Americans in the northern United States will face a severe winter storm starting Monday night in the northern Rocky Mountains and continuing for several days.

The storm is expected to bring snow, strong winds and ice for some areas as it moves across the upper United States. The National Weather Service (NWS) has issued myriad winter storm watches, warnings and advisories for areas in the Rocky Mountains to the upper Midwest. The storm is anticipated to start Monday night and move through the upper United States until early Friday when it exits after impacting New York. Areas in the storm's path could see anywhere between 6 inches and 2 feet of snow accompanied by dangerous winds, with meteorologists expressing concern about some of the areas most likely to be impacted.

The Weather Channel reported that the winter storm could make travel "extremely difficult, if not impossible" in Wyoming, South Dakota, southern Minnesota and northern Wisconsin as winds create blizzard conditions and frigid air becomes "life-threatening" for stranded motorists.

Cars drive through snow in Minnesota
Vehicles are seen during a heavy snowstorm on a highway in St. Paul, Minnesota, on February 22, 2022. A severe storm with "extreme impacts" is expected to hit the Twin Cities starting Tuesday. GETTY

Southern and central Minnesota are expected to see the worst of the snow with up to 2 feet. The Weather Channel warned it could be the Twin Cities' heaviest snowstorm in over a decade. NWS Twin Cities quipped on Twitter that "odds are, a ruler won't cut it when measuring this one".

AccuWeather Director of Forecast Operations Dan DePodwin told Newsweek that the worst conditions in Minnesota will be experienced Wednesday afternoon to Thursday morning.

"We will see very heavy snow falling at rates of 1 to, in some places, maybe even 2 inches per hour," DePodwin told Newsweek, adding that wind gusts could reach up to 40 miles per hour.

DePodwin said blizzard conditions could be experienced across much of southern Minnesota, parts of South Dakota and Nebraska.
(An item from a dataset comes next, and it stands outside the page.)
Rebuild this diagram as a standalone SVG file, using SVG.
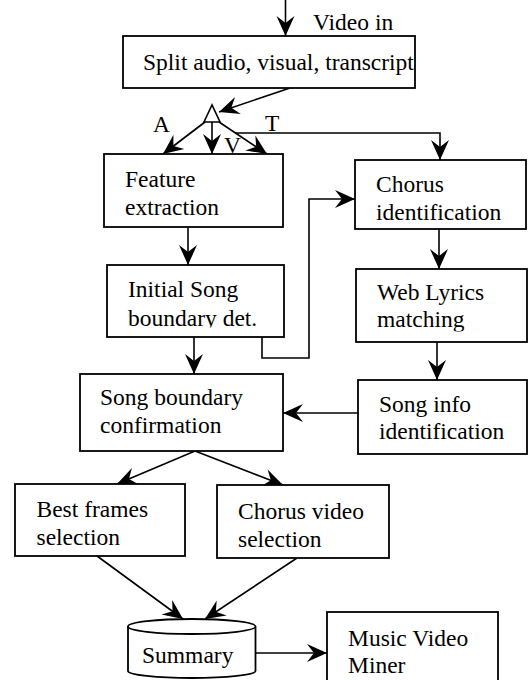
<svg xmlns="http://www.w3.org/2000/svg" width="529" height="680" viewBox="0 0 529 680">
  <style>
    .box { fill: #fff; stroke: #000; stroke-width: 1.8; }
    .lbl { font-family: 'Liberation Serif', Tinos, 'Times New Roman', Times, 'DejaVu Serif', serif; font-size: 23.5px; fill: #000; }
    .wire { fill: none; stroke: #000; stroke-width: 1.6; marker-end: url(#arr); }
  </style>
  <defs>
    <marker id="arr" markerUnits="userSpaceOnUse" markerWidth="24" markerHeight="22" viewBox="-22 -11 24 22" refX="0" refY="0" orient="auto">
      <path d="M0,0 L-20,-9 L-13,0 L-20,9 Z" fill="#000"/>
    </marker>
    <clipPath id="clipInitial"><rect x="107" y="265" width="177" height="62.5"/></clipPath>
    <clipPath id="clipWeb"><rect x="356" y="269" width="171" height="62.5"/></clipPath>
  </defs>

  <!-- connectors -->
  <g id="connectors">
    <path class="wire" d="M285.5,0 V36"/>
    <path class="wire" d="M290,88 L219,112"/>
    <path class="wire" d="M205,122 L163,154"/>
    <path class="wire" d="M212,122 V154"/>
    <path class="wire" d="M219,122 L267,154"/>
    <path class="wire" d="M235,133 H440 V160"/>
    <path class="wire" d="M188,228 V265"/>
    <path class="wire" d="M262,337 V358 H309 V199 H355"/>
    <path class="wire" d="M194,337 V374"/>
    <path class="wire" d="M439,229 V269"/>
    <path class="wire" d="M437,342 V380"/>
    <path class="wire" d="M358,413 H283"/>
    <path class="wire" d="M195,451 L117,484"/>
    <path class="wire" d="M195,451 L283,485"/>
    <path class="wire" d="M97,556 L183,619"/>
    <path class="wire" d="M297,558 L205,619"/>
    <path class="wire" d="M255.5,653 H327"/>
  </g>

  <text class="lbl" x="313" y="29.5">Video in</text>

  <g id="split">
    <rect class="box" x="123" y="36" width="292" height="52"/>
    <text class="lbl" x="143" y="69.5">Split audio, visual, transcript</text>
  </g>

  <g id="splitter">
    <polygon points="212,105 204,122 220,122" fill="#fff" stroke="#000" stroke-width="1.6"/>
    <text class="lbl" x="153" y="132">A</text>
    <text class="lbl" x="224" y="153">V</text>
    <text class="lbl" x="265" y="130.5">T</text>
  </g>

  <g id="feature">
    <rect class="box" x="104" y="154" width="179" height="73"/>
    <text class="lbl" x="125" y="186.5">Feature</text>
    <text class="lbl" x="125" y="214.5">extraction</text>
  </g>

  <g id="initial">
    <rect class="box" x="107" y="265" width="177" height="72"/>
    <g clip-path="url(#clipInitial)">
      <text class="lbl" x="128" y="297">Initial Song</text>
      <text class="lbl" x="128" y="325.5">boundary det.</text>
    </g>
  </g>

  <g id="chorus">
    <rect class="box" x="355" y="160" width="171" height="69"/>
    <text class="lbl" x="376" y="191.5">Chorus</text>
    <text class="lbl" x="376" y="219.5">identification</text>
  </g>

  <g id="lyrics">
    <rect class="box" x="356" y="269" width="171" height="73"/>
    <g clip-path="url(#clipWeb)">
      <text class="lbl" x="377" y="300">Web Lyrics</text>
      <text class="lbl" x="377" y="327">matching</text>
    </g>
  </g>

  <g id="songinfo">
    <rect class="box" x="358" y="380" width="169" height="74"/>
    <text class="lbl" x="379" y="411.5">Song info</text>
    <text class="lbl" x="379" y="439">identification</text>
  </g>

  <g id="confirm">
    <rect class="box" x="80" y="374" width="203" height="77"/>
    <text class="lbl" x="100" y="405">Song boundary</text>
    <text class="lbl" x="100" y="433">confirmation</text>
  </g>

  <g id="bestframes">
    <rect class="box" x="15" y="484" width="170" height="72"/>
    <text class="lbl" x="36.5" y="517">Best frames</text>
    <text class="lbl" x="36.5" y="544.5">selection</text>
  </g>

  <g id="chorusvideo">
    <rect class="box" x="217" y="485" width="172" height="73"/>
    <text class="lbl" x="238" y="519">Chorus video</text>
    <text class="lbl" x="238" y="546.5">selection</text>
  </g>

  <g id="summary">
    <path class="box" d="M128,626.5 V671 A63.75,7 0 0 0 255.5,671 V626.5"/>
    <ellipse class="box" cx="191.75" cy="626.5" rx="63.75" ry="7.5"/>
    <text class="lbl" x="142" y="663">Summary</text>
  </g>

  <g id="miner">
    <rect class="box" x="327" y="612" width="171" height="74"/>
    <text class="lbl" x="348" y="645.5">Music Video</text>
    <text class="lbl" x="348" y="672.5">Miner</text>
  </g>
</svg>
Dangerous travel conditions also could be experienced in Denver, Colorado, during the day on Wednesday as the city receives anywhere from 3 to 6 inches of snow. Green Bay, Wisconsin, and Traverse City, Michigan, also could see heavy snow. DePodwin said a "swath of ice" is forecasted to hit north of Chicago into lower Michigan and western New York.

DePodwin told Newsweek that "treacherous" travel conditions and power outages are likely.

NWS also advised Americans in the Plains states about the storm's anticipated impacts. NWS released a warning that "extreme impacts" from the storm could hit the Twin Cities. NWS' scale classifies extreme impacts as causing "substantial disruptions" to everyday life. In addition to impaired travel conditions, "life-saving actions may be needed" throughout the storm.

The "extreme impacts" classification had one meteorologist concerned.

"So... the Winter Storm Severity Index for this week has the Twin Cities in the Extreme Impacts category. That is the first time I've seen this," Fox9 meteorologist Cody Matz tweeted. "The rest of central & Southern MN in the Major Impacts category. That goes to show just how epic this week really could be."

Many meteorologists urged those with travel plans in the area to reschedule. NWS Twin Cities tweeted that the worst of the snow would hit Minnesota in two separate snowfalls—one was expected late Tuesday afternoon and the second was expected to begin Wednesday afternoon.

As the storm moves across the states, sleet and freezing rain are expected to develop. The Weather Channel reported that southern Great Lakes states and northeastern states could see the worst of the ice Wednesday night and Thursday morning.